While it was no no-hitter, Homer Bailey picked up the win, as the Cincinnati Reds toppled the San Francisco Giants by a final of 8-3 to open the three-game series on Tuesday night.
The last time Bailey faced off against these Giants inside Great American Ball Park, it was his show to steal. Tonight, he was just another spectator to witness the unleashing of the Reds’ bats.
Leading off the game with an opposite field double, Billy Hamilton had the ballpark moving towards fervor level just a single batter into the contest for the Reds. His speed paid incredible dividends, going from almost picked off at second base, to cruising around third and scoring after Giants starter Tim Lincecum panicked and chucked the ball into center field.
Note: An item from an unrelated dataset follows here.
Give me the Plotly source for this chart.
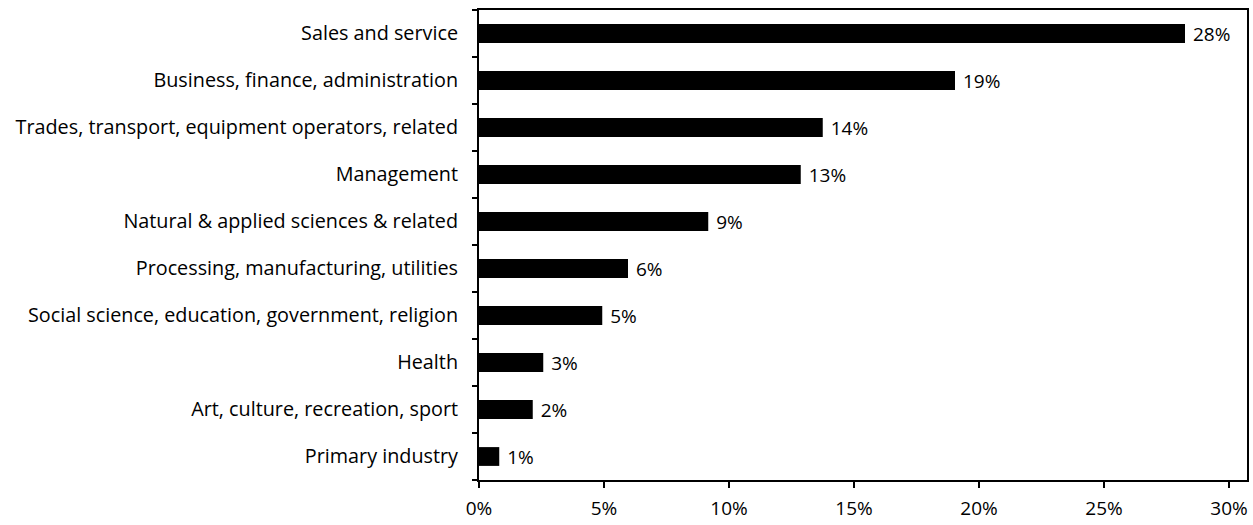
import plotly.graph_objects as go

categories = [
    "Sales and service",
    "Business, finance, administration",
    "Trades, transport, equipment operators, related",
    "Management",
    "Natural & applied sciences & related",
    "Processing, manufacturing, utilities",
    "Social science, education, government, religion",
    "Health",
    "Art, culture, recreation, sport",
    "Primary industry",
]
values = [28.24, 19.04, 13.75, 12.87, 9.17, 5.96, 4.93, 2.57, 2.15, 0.81]
tick_vals = [0, 5, 10, 15, 20, 25, 30]
tick_text = ["0%", "5%", "10%", "15%", "20%", "25%", "30%"]

FONT = "Open Sans"
FS = 19

fig = go.Figure(
    go.Bar(
        x=values,
        y=categories,
        orientation="h",
        marker=dict(color="black", line=dict(width=0)),
        width=0.4,
        texttemplate=" %{x:.0f}%",
        textposition="outside",
        constraintext="none",
        textfont=dict(family=FONT, size=FS, color="black"),
        cliponaxis=False,
    )
)

fig.update_layout(
    width=1253,
    height=525,
    margin=dict(l=479, r=6, t=10, b=45, autoexpand=False),
    plot_bgcolor="white",
    paper_bgcolor="white",
    showlegend=False,
    font=dict(family=FONT, size=FS, color="black"),
    uniformtext=dict(mode=False),
)

fig.update_xaxes(
    range=[0, 30.72],
    tickvals=tick_vals,
    ticktext=tick_text,
    ticks="outside",
    ticklen=6,
    tickwidth=1.5,
    tickcolor="black",
    showline=True,
    linecolor="black",
    linewidth=2,
    mirror=True,
    showgrid=False,
    zeroline=False,
    tickfont=dict(family=FONT, size=FS, color="black"),
    ticklabelstandoff=4,
    automargin=False,
)

fig.update_yaxes(
    categoryorder="array",
    categoryarray=categories[::-1],
    ticks="outside",
    tickson="boundaries",
    ticklen=5,
    tickwidth=1.5,
    tickcolor="black",
    showline=True,
    linecolor="black",
    linewidth=2,
    mirror=True,
    showgrid=False,
    tickfont=dict(family=FONT, size=19.8, color="black"),
    ticklabelstandoff=15,
    automargin=False,
)

fig.write_html(
    "out.html",
    config={"displayModeBar": False},
    post_script="document.body.style.margin='0px';",
)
The scoring would not cease there against Lincecum in the first.
Driving in his first run since returning from the disabled list, Jay Bruce’s RBI double to put the Reds ahead 2-1 must have had some extra significance as he looks to break out of his current slumber. He could trot home for a run as the next batter, Devin Mesoraco, clobbered a Lincecum offering for a no-doubter of a two-run home run.
After Mesoraco’s tape measure shot, the Reds would go ahead 4-1. Impossible to know at the time, but the Giants would not reach that number all evening long.
Looking to build off what could be classified as his best start all season long, it was up to Homer Bailey to keep the Reds’ winning streak alive.
Surrendering a first inning home run to Hunter Pence was swept under the rug, mainly due to the fact that the pitch nearly sailed to the backstop, and hitting it for a home run would be such a “Hunter Pence” thing to do.
Not having pitched well with a lead all season long, Bailey continued that ugly trend into the second inning. Nickel and dimed by the bottom of the Giants order into giving up a run, Bailey seemed as if he were about to go down with the ship as the third inning began.
Just before he could cataclysm, Bailey bowed his neck and got Buster Posey to pop up, Pablo Sandoval to record a loud out on a line drive to Billy Hamilton (that brought in a run), and Michael Morse to weakly groundout. Escaping with a 4-3 lead, Bailey would never look back.
Scuffling just once more in the fifth, Bailey got off the hook by blowing away Pablo Sandoval with a 96 MPH fastball.
Having been silenced by Lincecum the past three innings, Billy Hamilton would once again be at the forefront of a Reds offensive explosion.
It is no secret that when Hamilton puts the ball on the ground, good things happen. In this case, a four-run inning happened.
Having already committed two errors earlier in the game (Tim Lincecum and Buster Posey), the floodgates would open for the usually sure-handed men from San Francisco. Attempting to foolish nab Hamilton on an easy steal of second base, Hector Sanchez chucked the ball into center field from his knees, allowing him to scoot over to third.
A Brandon Phillips two-RBI double would plunge the Reds back ahead, 6-3. Taking off on first move, Phillips would swipe third, before being driven in by Jay Bruce, his second RBI of the evening.
The stolen bases and errors would not cease, as Bruce swiped second before Sanchez threw another ball to Angel Pagan in center field. Eventually, Bruce would score on an infield tapper that was not retrieved in time, allowing the Redlegs to blow open the game and jump ahead 8-3.
Bailey would finish the day with a quality start, and a win, under his belt. The last Giants batter to reach base would be off Posey’s single in the fifth inning. Not his best start of the year, Bailey still did just enough to get the job done and keep his team in the game.
For the combination of J.J. Hoover and Logan Ondrusek, it was nine batters faced, and nine batters retired. Hoover took care of both the seventh and eighth innings in tidy fashion, while Ondrusek made mincemeat of the Giants in the ninth to seal the Reds’ fourth consecutive victory.
Rain is on the radar for Wednesday as the two teams will attempt to get underway at 7:10 p.m. Hopefully by game time, the rain will have cleared out so that Ryan Vogelsong and Tony Cingrani can square off in the middle game of this three-game set.